Utilities at the Crossroads of the Grid Edge

Accenture report finds that utilities are divided on whether grid disruptions are threats or opportunities.

Smart grid IT consulting powerhouse Accenture just released a series of reports that have been making some news. Most of the reports have been focused on the positive findings, including expectations of a return on smart grid investments that exceed initial forecasts.

But amidst the optimism, there’s also a good deal of concern that utilities from North America to Europe and Asia are facing competition like they’ve never had to deal with before. Simply put, utilities are waking up to the existential challenge posed by the disruptions at the grid edge -- the place where energy and technology-empowered customers are threatening to render existing utility business models obsolete.

Here’s the key chart, representing the responses of 54 utility executives in thirteen countries (Argentina, Australia, Brazil, Canada, France, Germany, Italy, Japan, the Netherlands, Spain, Singapore, the U.K. and the United States) to the question, “Do you believe competition from new entrants will increase in the following areas in the next five years?”

“I was actually surprised to find that most utilities believe that competition will actually increase, and that the areas of competition are fairly broad,” Jack Azagury, global managing director of Accenture’s smart grid services business, said in an interview last week.

It’s less surprising to see a large number of utility executives anticipating challenges in areas outside their traditional purview, such as behind-the-meter energy efficiency and management, distributed generation and plug-in electric-vehicle charging infrastructure.

But as the chart makes clear, a significant number of executives are also seeing competition in smart metering, microgrids, energy storage, power electronics and “last-mile” infrastructure deployment -- all categories that have been a part of the traditional utility portfolio since the dawn of electrification.

“The next question is, what do we do about it?” Azagury said. To figure that out, Accenture asked utility execs to tell whether they saw a set of disruptive technologies as potential areas for new revenue or as threats to ongoing revenues. Here are the results:

“We’re clearly starting to see a differentiation between utilities that are looking at turning all these new potential sources of competition into revenue and services and those that are concerned,” he said.
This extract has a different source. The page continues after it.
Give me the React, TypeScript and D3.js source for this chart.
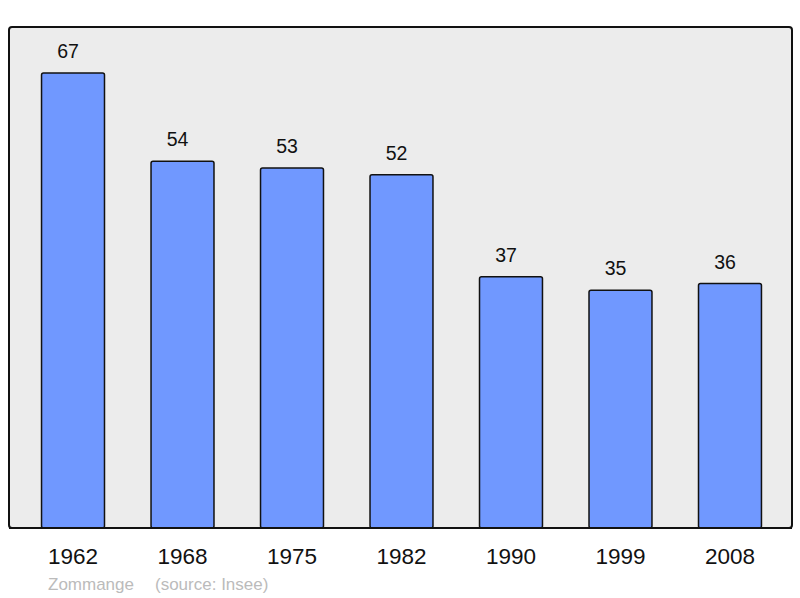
import React from "react";
import * as d3 from "d3";

const years = ["1962", "1968", "1975", "1982", "1990", "1999", "2008"];
const population = [67, 54, 53, 52, 37, 35, 36];
const footerName = "Zommange";
const footerSource = "(source: Insee)";

const width = 800;
const height = 598;
const panel = { left: 9, right: 792, top: 27, bottom: 528 };

export default function App() {
  const x = d3
    .scaleBand<string>()
    .domain(years)
    .range([panel.left + 1, panel.right + 1])
    .paddingInner(0.425)
    .paddingOuter(0.288);

  const y = d3
    .scaleLinear()
    .domain([0, 67])
    .range([panel.bottom, 73]);

  const font = "'Liberation Sans', Arial, sans-serif";

  return (
    <svg
      width={width}
      height={height}
      style={{ position: "absolute", left: 0, top: 0, background: "#fff" }}
    >
      <rect
        x={panel.left}
        y={panel.top}
        width={panel.right - panel.left}
        height={panel.bottom - panel.top}
        rx={3}
        fill="#ececec"
        stroke="#111"
        strokeWidth={2}
      />
      {years.map((yr, i) => {
        const bx = x(yr)!;
        const v = population[i];
        const cx = bx + x.bandwidth() / 2;
        return (
          <g key={yr}>
            <rect
              x={bx}
              y={y(v)}
              width={x.bandwidth()}
              height={y(0) - y(v)}
              rx={2}
              fill="#7098ff"
              stroke="#111"
              strokeWidth={1.5}
            />
            <text
              x={cx - 5}
              y={y(v) - 15}
              textAnchor="middle"
              fontFamily={font}
              fontSize={19.5}
              fill="#111"
            >
              {v}
            </text>
            <text
              x={cx}
              y={564}
              textAnchor="middle"
              fontFamily={font}
              fontSize={22.5}
              fill="#111"
            >
              {yr}
            </text>
          </g>
        );
      })}
      <line
        x1={panel.left}
        x2={panel.right}
        y1={panel.bottom}
        y2={panel.bottom}
        stroke="#111"
        strokeWidth={2}
      />
      <text x={48} y={590} fontFamily={font} fontSize={17} fill="#bbb">
        {footerName}
      </text>
      <text x={155} y={590} fontFamily={font} fontSize={17} fill="#bbb">
        {footerSource}
      </text>
    </svg>
  );
}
Most likely the first effects of this change will be experienced by utilities serving European markets like Germany, where wind and solar power’s roles on the grid have already started to push energy giants like RWE to dramatically rethink its business model in order to manage the threat of distributed energy and consumer engagement.

But in the United States, similar pressures are starting to come to utilities in California and on the East Coast, as well as those in deregulated markets like Texas and the Northeast, he said. “My view is that a lot of this has to be driven through unregulated ventures,” he said, where retail energy providers have more room to compete against the host of “companies out there to vie for the energy consumer,” including telco and broadband providers, home security companies, third-party solar providers and high-end smart thermostat providers.

But even for those utilities still operating in traditional regulated environments, “many utilities have very strong mandates to drive energy efficiency,” he noted. “We are seeing utilities [using] some innovative ways to get closer to their consumers, create a better relationship, and a much more sophisticated relationship, around energy efficiency."

“There’s no doubt that changes in policy and regulation will have to be part of this,” he added. Excluding pure retail energy providers, Accenture found that 56 percent of the surveyed utility execs said they’d need such changes to grow amidst these disruptive technologies. Those that didn’t projected limited revenue growth opportunities or core revenue reduction as a result of being bypassed by the same disruptions -- a finding that’s in keeping with the increased interest in new approaches to utility regulation:

Finally, Azagury warned that last week’s survey results seemed to indicate that utility executives aren’t, in his opinion, taking seriously enough the potential disruptions that distributed energy technologies could bring to everyday grid operations.

“This is a question we ask, because we expect the faults and operational disruptions on the grid to increase by 2020,” he said. But as the following chart illustrates, relatively few respondents saw significant threats to distribution grid stability from a host of disruptive technologies -- although European utilities, which are facing these problems earlier than are their U.S. brethren, tended to have higher concern, he said, as the following chart illustrates.

“I think that number is going to increase,” he said. “I think we’re underestimating, over the next seven to ten years, how this technology is going to impact the grid.”